Twilight was falling, the sky shrouded in dim gray and black, as Eve asked Adam more about his tavern experience. He told her that his job had been to roust drunks and keep the tavern from being torn to shreds during shape-shifter fights. His stories were enthralling, and Eve clearly saw that wherever he wandered he made an impression—and left one as well. Her hypothetical husband had done so many things in his life. He was a jack-of-all-trades, a chameleon, blending in perfectly with his surroundings no matter where he laid his head at night.

She smiled at something he said, thinking about what an odd man he was. Adam was composed of many parts, not unlike Frederick. She hadn't even known the man a full week, and yet she found it difficult to imagine that he'd once been nothing but a figment of her imagination. He had come into her life and made it better with his presence.

He smiled back at her, patting Frederick, who was now waxing rhapsodic about Miss Beal's attributes. Eve rolled her eyes. If Frederick wasn't singing some horrid song, he was writing odes to Miss Beal's beauty. If she heard one more word about the woman's dainty elbows, she would go mad herself.

The carriage stopped. Catching Eve's expression, Adam helped a lurching Frederick into the house, along with her driver, James. Inside, his creator and Clair both scolded the wayward giant.

Adam returned to the carriage and climbed inside. Once settled comfortably against the seat, he crisply rapped on the roof. "Home, James!" he called. Then, turning to Eve, he smiled a slow, crooked smile, which left her slightly breathless. "I'm so glad that your driver's name is James. I've always wanted to say that."

Eve laughed, surprisingly happy. In her wildest dreams, she would never have imagined loving the devilish glint in a husband's lovely hazel eyes, or recalling fondly the way his broad shoulders looked while he was shoveling dirt alongside Fester.

Adam winked, his manner quite merry for someone who had been singing in the rain with a nude monster a short while earlier. His humor was infectious, and she found herself giggling for no reason at all. Her feelings for him were becoming rather warm, even though she knew that he was calculating, cagey, cunning, and probably as crooked as the day was long. But he did make her toes curl when he kissed her. Maybe even more important was the fact that he made her laugh.

As the carriage took them back along the muddy roads to the asylum, he and Eve talked more about his past. Adam found her questions to be a dashing good sign. To his way of thinking, her curiosity indicated interest, and interest could be turned into lovemaking, if a man were both cunning and intrepid. Adam was nothing if not intrepid.
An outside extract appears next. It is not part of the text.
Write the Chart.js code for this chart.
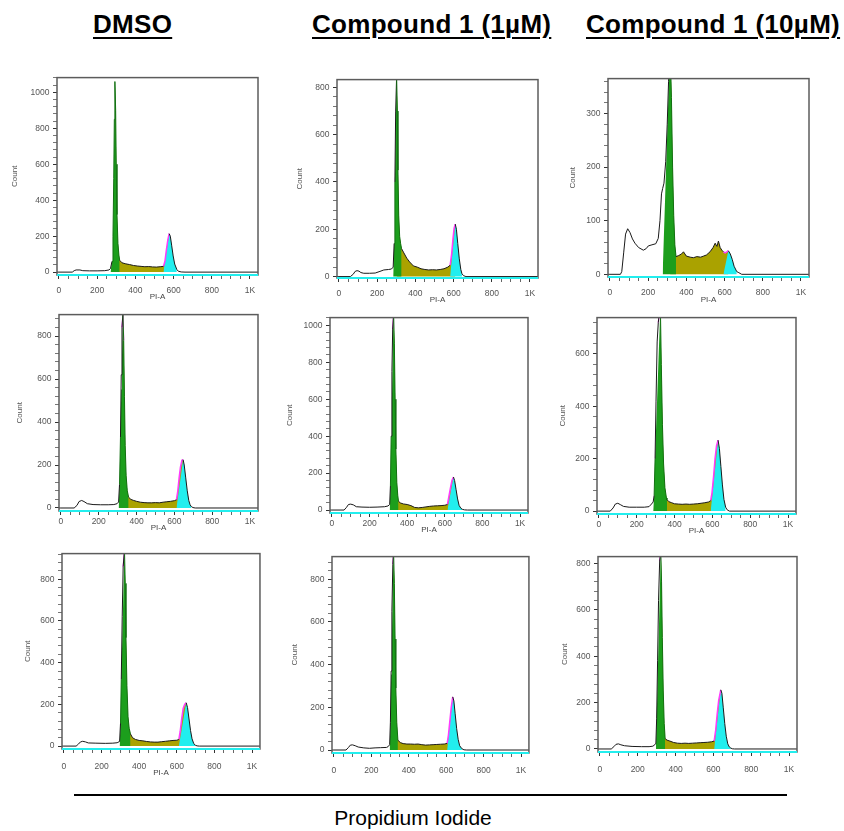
<!DOCTYPE html>
<html>
<head>
<meta charset="utf-8">
<script src="https://cdn.jsdelivr.net/npm/chart.js@4.4.1/dist/chart.umd.min.js"></script>
<style>
  body { margin: 0; background: #fff; }
  #page { position: relative; width: 844px; height: 831px; overflow: hidden; font-family: 'Liberation Sans', Arial, sans-serif; }
  .titre { position: absolute; top: 11px; font-weight: bold; font-size: 26px; line-height: 26px; white-space: nowrap; letter-spacing: 0.3px;
           text-decoration: underline; text-decoration-thickness: 2px; text-underline-offset: 4px; color: #000; }
  canvas { position: absolute; }
  #trait { position: absolute; left: 74px; top: 794px; width: 713px; height: 2px; background: #000; }
  #legende { position: absolute; left: 0; width: 826px; top: 807px; text-align: center; font-size: 21px; line-height: 21px; color: #000; }
</style>
</head>
<body>
<div id="page">
  <div id="trait"></div>
  <div id="legende">Propidium Iodide</div>
</div>
<script>
// Colonnes (conditions) et graduations de l'axe PI-A
const conditions = ['DMSO', 'Compound 1 (1µM)', 'Compound 1 (10µM)'];
const xTickValues = [0, 200, 400, 600, 800, 1000];
const xTickText = ['0', '200', '400', '600', '800', '1K'];

// Histogrammes (PI-A, Count), ligne par ligne
const dmsoR1 = [[-10,0],[0,0],[70,0],[80,8],[90,12],[110,12],[125,8],[160,7],[200,7],[240,8],[262,12],[270,20],
  [278,60],[283,200],[287,520],[290,850],[293,1060],[297,900],[300,600],[304,320],[309,160],[314,95],[318,66],
  [330,52],[350,46],[370,42],[390,37],[410,34],[430,32],[450,30],[470,31],[490,29],[510,28],[530,30],[547,32],
  [555,60],[562,120],[570,180],[577,214],[583,200],[590,150],[598,90],[606,45],[617,15],
  [625,5],[640,1],[660,0],[1042,0]];
const cpd1R1 = [[-10,0],[0,0],[60,0],[75,10],[85,22],[95,25],[105,23],[115,17],[130,14],[160,14],[190,15],[215,22],[235,28],[260,30],[275,32],[284,40],
  [289,140],[293,400],[297,700],[302,845],[306,700],[309,450],[313,260],[318,170],[323,140],[328,118],
  [340,100],[355,78],[370,62],[390,45],[410,40],[430,33],[450,30],[470,28],[490,29],[510,28],[530,30],[550,33],[570,40],[582,48],
  [590,95],[597,160],[603,205],[609,222],[615,200],[622,140],[630,75],[638,30],[644,12],
  [652,4],[665,0],[1042,0]];
const cpd10R1 = [[-10,0],[0,0],[55,0],[62,5],[72,40],[82,75],[93,85],[105,78],[118,66],[131,58],[150,50],[175,45],[190,48],[201,53],[220,55],[240,57],[253,67],[262,100],[270,150],[276,160],
  [283,170],[292,210],[300,280],[307,360],[315,430],[322,330],[328,200],[334,110],[340,55],[346,33],
  [360,35],[375,38],[385,42],[400,34],[420,32],[437,31],[455,33],[475,32],[490,34],[505,36],[524,42],[540,50],[551,58],[560,52],[568,62],[577,50],[586,45],[594,42],
  [603,40],[612,42],[620,44],[630,38],[640,28],[650,15],[664,5],
  [675,3],[690,0],[1042,0]];
const dmsoR2 = [[-10,0],[0,0],[70,0],[85,12],[96,30],[110,35],[122,30],[140,20],[170,16],[210,15],[250,15],[280,16],[297,20],[305,28],
  [310,110],[315,330],[319,620],[323,840],[328,905],[332,780],[336,520],[340,290],[345,150],[351,80],[358,50],
  [370,40],[385,35],[400,31],[420,27],[440,25],[460,24],[480,24],[500,25],[520,24],[540,27],[560,29],[580,31],[600,34],[611,38],
  [618,80],[625,140],[632,190],[640,222],[646,225],[652,200],[660,140],[668,80],[676,35],[683,15],[689,7],
  [698,2],[710,0],[1042,0]];
const cpd1R2 = [[-10,0],[0,0],[65,0],[78,15],[88,30],[100,32],[114,28],[130,18],[160,16],[200,15],[240,16],[280,18],[298,22],[307,30],
  [311,130],[315,400],[319,750],[323,980],[328,1060],[332,900],[336,600],[340,330],[345,150],[350,80],[354,47],
  [365,38],[380,33],[400,30],[420,24],[440,14],[460,12],[480,14],[500,17],[520,20],[540,22],[560,23],[580,24],[600,26],[614,30],
  [622,75],[630,120],[638,160],[646,179],[652,160],[660,110],[668,60],[676,25],[685,10],[693,4],
  [705,1],[720,0],[1042,0]];
const cpd10R2 = [[-10,0],[0,0],[60,0],[75,12],[87,27],[100,30],[113,25],[130,18],[160,15],[200,15],[240,15],[265,17],[278,27],[287,35],
  [292,60],[297,200],[302,420],[308,646],[314,720],[320,760],[325,780],[330,560],[336,330],[342,180],[349,90],[357,50],[360,44],
  [370,36],[385,32],[400,28],[420,27],[440,26],[460,27],[480,26],[500,27],[520,28],[540,30],[560,32],[580,35],[591,40],
  [598,70],[606,130],[614,200],[622,250],[630,271],[637,240],[645,170],[653,100],[661,45],[670,15],
  [678,5],[690,0],[1042,0]];
const dmsoR3 = [[-10,0],[0,0],[65,0],[78,10],[88,20],[100,23],[115,20],[130,15],[170,14],[220,13],[260,14],[283,16],[296,22],
  [301,110],[305,320],[310,620],[315,860],[322,940],[326,780],[330,520],[335,290],[341,140],[347,85],[354,58],
  [365,40],[380,32],[400,27],[420,25],[440,22],[460,20],[480,19],[500,19],[520,21],[540,23],[560,25],[580,27],[600,28],[611,32],
  [618,70],[626,130],[634,180],[642,200],[650,208],[657,185],[665,130],[673,75],[681,35],[690,12],[699,4],
  [708,1],[720,0],[1042,0]];
const cpd1R3 = [[-10,0],[0,0],[65,0],[78,12],[88,23],[100,24],[114,20],[130,14],[160,10],[190,8],[220,10],[250,11],[281,12],[290,16],[298,25],
  [302,130],[306,370],[310,650],[315,870],[319,930],[323,780],[327,520],[331,290],[336,130],[342,46],
  [355,35],[370,30],[390,28],[410,28],[430,27],[450,28],[470,25],[490,23],[510,24],[530,25],[550,26],[570,27],[590,28],[605,31],
  [612,70],[620,140],[627,200],[635,249],[641,230],[648,170],[656,100],[664,50],[672,20],[684,6],
  [695,1],[710,0],[1042,0]];
const cpd10R3 = [[-10,0],[0,0],[60,0],[74,10],[85,20],[98,22],[111,18],[130,14],[170,11],[220,10],[260,10],[280,12],[290,18],[296,25],
  [300,130],[305,380],[310,640],[316,810],[322,850],[326,720],[330,480],[335,250],[340,110],[345,45],
  [355,38],[370,34],[390,28],[410,25],[430,24],[450,25],[470,24],[490,25],[510,26],[530,27],[550,28],[570,29],[590,31],[604,34],
  [612,80],[620,150],[628,210],[639,255],[645,240],[652,180],[660,110],[668,55],[676,22],[684,9],[692,4],
  [700,1],[712,0],[1042,0]];

// Portes G1 et G2 (début, fin) de chaque histogramme
const g1Gates = [[270,318],[284,328],[276,346],[305,358],[307,354],[287,360],[296,354],[298,342],[296,345]];
const g2Gates = [[547,617],[582,644],[594,664],[611,689],[614,693],[591,670],[611,699],[605,684],[604,692]];

// Échelles Count
const yMins = [-16, -6, -5, -14, -16, -11, -14, -14, -13];
const yMaxs = [1082, 833, 365, 900, 1042, 739, 923, 906, 829];
const yMajors = [200, 200, 100, 200, 200, 200, 200, 200, 200];

const histograms = [dmsoR1, cpd1R1, cpd10R1, dmsoR2, cpd1R2, cpd10R2, dmsoR3, cpd1R3, cpd10R3];

// Mise en page : cadre de chaque graphique [gauche, haut, droite, bas]
const cadres = [[57,75,258,275],[337,77,538,278],[608,76,809,277],
                [59,312,258,511],[330,315,528,513],[597,315,796,514],
                [62,551,260,749],[332,554,529,753],[598,554,797,752]];
const decalCount = [42, 37, 35, 39, 40, 34, 34, 37, 33];
const decalTicks = [6.5, 6.5, 6.5, 1.5, 1.5, 1.5, 8.5, 8.5, 8.5];
const decalPIA = [3, 3, 2, 8, 8, 8, 1, 1, 1];
const titresX = [93, 312, 586];

const VERT = '#1c9e1c', VERT_FONCE = '#127012', OLIVE = '#aaa200', CYAN = '#22eeee', MAGENTA = '#ff3cff';
const AXE_G = 50, AXE_B = 30, PAD = 6;
const X_MIN = -10, X_MAX = 1042, X_PAS = 50;

Chart.defaults.font.family = "'Liberation Sans', Arial, sans-serif";
Chart.defaults.color = '#555';

const page = document.getElementById('page');
conditions.forEach((c, i) => {
  const d = document.createElement('div');
  d.className = 'titre';
  d.style.left = titresX[i] + 'px';
  d.textContent = c;
  page.appendChild(d);
});

const cadrePlugin = {
  id: 'cadre',
  afterDatasetsDraw(chart) {
    const { ctx, chartArea: a } = chart;
    ctx.save();
    ctx.strokeStyle = '#5c5c5c';
    ctx.lineWidth = 1.5;
    ctx.strokeRect(a.left, a.top, a.right - a.left, a.bottom - a.top);
    ctx.strokeStyle = CYAN;
    ctx.lineWidth = 2;
    ctx.beginPath();
    ctx.moveTo(a.left, a.bottom);
    ctx.lineTo(a.right, a.bottom);
    ctx.stroke();
    ctx.restore();
  }
};

// Graduations régulières à partir de 0 (majeures + mineures)
function graduations(pas, max) {
  const t = [];
  for (let v = 0; v <= max + 1e-9; v += pas) t.push({ value: v });
  return t;
}

// Partie d'un pic : montée linéaire depuis le début de la porte jusqu'au sommet
function pic(points, debut, fin) {
  const zone = points.filter(p => p[0] >= debut && p[0] <= fin);
  let sommet = zone[0];
  zone.forEach(p => { if (p[1] > sommet[1]) sommet = p; });
  const rempli = zone.map(p => {
    if (p[0] >= sommet[0]) return { x: p[0], y: p[1] };
    const rampe = sommet[1] * (p[0] - debut) / (sommet[0] - debut);
    return { x: p[0], y: Math.min(p[1], rampe) };
  });
  return { sommet, zone, rempli };
}

histograms.forEach((h, i) => {
  const [L, T, R, B] = cadres[i];
  const canvas = document.createElement('canvas');
  canvas.width = (R - L) + AXE_G + PAD;
  canvas.height = (B - T) + PAD + AXE_B;
  canvas.style.left = (L - AXE_G) + 'px';
  canvas.style.top = (T - PAD) + 'px';
  page.appendChild(canvas);

  const g1 = pic(h, g1Gates[i][0], g1Gates[i][1]);
  const g2 = pic(h, g2Gates[i][0], g2Gates[i][1]);
  const contour = h.map(p => ({ x: p[0], y: p[1] }));
  const phaseS = h.filter(p => p[0] >= g1.sommet[0] && p[0] <= g2.sommet[0]).map(p => ({ x: p[0], y: p[1] }));
  const magentaG2 = g2.zone.filter(p => p[0] <= g2.sommet[0]).map(p => ({ x: p[0], y: p[1] }));
  const magentaG1 = g1.zone.filter(p => p[1] >= 0.85 * g1.sommet[1]).map(p => ({ x: p[0], y: p[1] }));
  const debutG1 = g1Gates[i][0], finG1 = g1Gates[i][1];
  const debutG2 = g2Gates[i][0], sommetG2 = g2.sommet[0];
  // points du pic G1 où le contour dépasse le remplissage : le trait noir y reste visible
  const horsPic = new Set(g1.rempli.filter((p, k) => p.y < g1.zone[k][1]).map(p => p.x));
  const major = yMajors[i];

  const couleurContour = ctx => {
    const x0 = ctx.p0.parsed.x, x1 = ctx.p1.parsed.x;
    if (x0 >= debutG2 && x1 <= sommetG2) return 'transparent';
    if (x0 >= debutG1 && x1 <= finG1 && !horsPic.has(x0) && !horsPic.has(x1)) return VERT_FONCE;
    return undefined;
  };

  const remplissage = (data, couleur) => ({
    data, fill: 'origin', backgroundColor: couleur, borderColor: 'transparent', borderWidth: 0, pointRadius: 0, tension: 0
  });

  new Chart(canvas, {
    type: 'line',
    data: {
      datasets: [
        { data: contour, borderColor: '#1a1a1a', borderWidth: 1, pointRadius: 0, tension: 0, fill: false,
          segment: { borderColor: couleurContour } },
        { data: magentaG2, borderColor: MAGENTA, borderWidth: 1.5, pointRadius: 0, tension: 0, fill: false },
        { data: magentaG1, borderColor: MAGENTA, borderWidth: 1.2, pointRadius: 0, tension: 0, fill: false },
        remplissage(g1.rempli, VERT),
        remplissage(g2.rempli, CYAN),
        remplissage(phaseS, OLIVE)
      ]
    },
    options: {
      responsive: false,
      animation: false,
      events: [],
      layout: { padding: { top: PAD, right: PAD, left: 0, bottom: 0 } },
      plugins: { legend: { display: false }, tooltip: { enabled: false } },
      scales: {
        x: {
          type: 'linear', min: X_MIN, max: X_MAX,
          afterBuildTicks: s => { s.ticks = graduations(X_PAS, X_MAX); },
          afterFit: s => { s.height = AXE_B; },
          border: { display: false },
          grid: { drawOnChartArea: false, drawTicks: true, tickLength: 4,
                  color: ctx => (ctx.tick && xTickValues.includes(ctx.tick.value)) ? '#333' : '#666' },
          ticks: {
            autoSkip: false, maxRotation: 0, padding: decalTicks[i],
            font: { size: 8.5 }, color: '#555',
            callback: v => { const k = xTickValues.indexOf(v); return k >= 0 ? xTickText[k] : ''; }
          },
          title: { display: i < 7, text: 'PI-A', font: { size: 8 }, color: '#444', padding: { top: 0, bottom: decalPIA[i] } }
        },
        y: {
          type: 'linear', min: yMins[i], max: yMaxs[i],
          afterBuildTicks: s => { s.ticks = graduations(major / 5, yMaxs[i]); },
          afterFit: s => { s.width = AXE_G; },
          border: { display: false },
          grid: { drawOnChartArea: false, drawTicks: true, tickLength: 4,
                  color: ctx => (ctx.tick && ctx.tick.value % major === 0) ? '#333' : '#777' },
          ticks: {
            autoSkip: false, padding: 3.5,
            font: { size: 8.5 }, color: '#555',
            callback: v => (v % major === 0) ? String(v) : ''
          },
          title: { display: true, text: 'Count', font: { size: 8 }, color: '#555', padding: { top: AXE_G - 4.8 - decalCount[i], bottom: 0 } }
        }
      }
    },
    plugins: [cadrePlugin]
  });
});
</script>
</body>
</html>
As they talked, Adam stared at Eve. She was his guiding light, his shining star. When he was younger, he had stood alone on jagged peaks in distant lands, and below he would watch the world go by without him. Now the world was a different place, and his participation in it began with Eve.

She was telling him something about her past, and he commiserated, noting appreciatively how the soft glow of the carriage lantern set off her creamy complexion. The reddish-gold strands of her hair were highlighted, and glistened like flame.

"What about your early life and family?" Eve asked. "You've mentioned them little."

Adam sighed. "My father, before he lost the estates, was a jolly fellow, always laughing. He taught me to love nature, to ride, to hunt, and he always had a good story to tell." His father had also taught him pride in his heritage. "He was a good father. He chased away the monsters in the dark when I was small."

He stared into the flickering fire of the lantern, his surroundings fading from view. Bravely he summoned memories of things long left buried, and he looked back across the years.

"I remember him fondly. When we were small, my father used to throw me and my little brother into the air, laughing the whole time. My mother would scold him and kiss him on the cheek, while she combed our mussed hair. Mine was always tangled. I was quite the little scapegrace."